Revenue Forecast Falls Short Amid Weak Demand Conditions
Dow has forecasted its first-quarter revenue below market expectations, citing persistently weak demand conditions that continue to weigh on sales. According to data compiled by LSEG, the company expects first-quarter net sales of $9.4 billion, which is below analysts' average estimate of $10.33 billion. This cautious outlook reflects broader industry trends, as several global chemical producers reassess their strategies in the face of sluggish demand, rising production costs in Europe, changing regulatory requirements, and persistent oversupply worldwide.
Investor Concerns Trigger Share Price Decline
Investor concerns over Dow's soft demand outlook and cautious revenue forecast were evident as shares of the company fell around 3% in premarket trading on Thursday. This decline underscores the market's reaction to the company's strategic adjustments and the ongoing challenges in the chemical sector. The layoff announcement is a direct response to these pressures, aiming to streamline operations and improve financial performance.
Strategic Review of Non-Core Assets and Recent Divestitures
Dow has been actively reviewing its ownership of non-core assets across its global portfolio, including power and steam production and pipelines. This strategic review, which began in 2024 for some European assets, is part of the company's effort to focus more on its core chemicals business. In 2025, Dow finalised a 40% stake sale in some US Gulf Coast infrastructure assets to a fund managed by Macquarie Asset Management for $2.4 billion. Later, in September of the same year, it sold an additional stake for $540 million.
CEO Jim Fitterling highlighted the company's progress, stating, "In 2025, we achieved well over half of our more than $6.5 billion in near-term cash and cost support actions, including the accelerated delivery of more than $400 million in cost savings from our $1 billion program." This indicates a concerted effort to optimise resources and enhance operational efficiency.

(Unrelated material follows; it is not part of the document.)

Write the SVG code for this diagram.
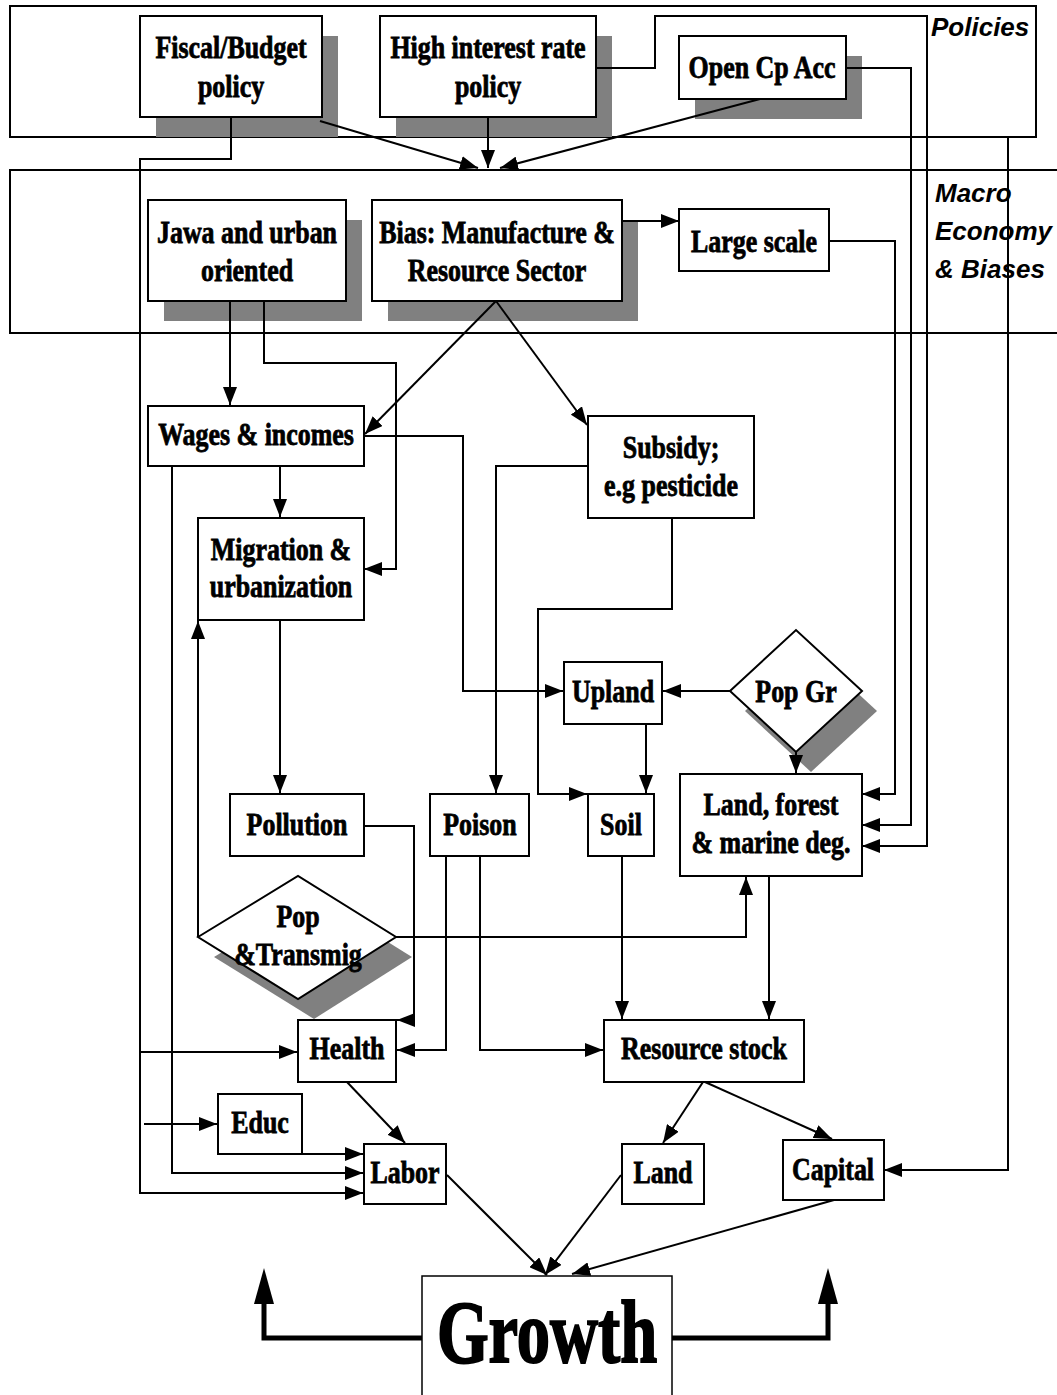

Financial Performance and Segment-Specific Challenges
In its recent report, Dow provided insights into its financial performance. The company's net sales in its largest business segment, packaging and speciality plastics, fell 10.7% to $4.74 billion in the fourth quarter ended 31 December, compared with a year earlier. Reuters attributed this decline mainly to lower polymer prices. Despite this, the Michigan-based company reported a smaller-than-expected adjusted loss of 34 cents per share, compared with analysts' average estimate of a loss of 46 cents per share.
Restructuring Costs and Global Operations
Dow operates manufacturing sites in 29 countries and employs about 34,600 people. As part of the restructuring plan, the company expects to incur about $1.1 billion to $1.5 billion in one-time costs in 2026 and 2027. These costs are associated with the implementation of the job cuts and other efficiency measures aimed at achieving long-term profitability goals.
The restructuring at Dow reflects a broader trend in the chemical industry, where companies are adapting to evolving market dynamics. By reducing its workforce and divesting non-core assets, Dow aims to navigate the challenges of weak demand and rising costs while positioning itself for future growth in a competitive global landscape.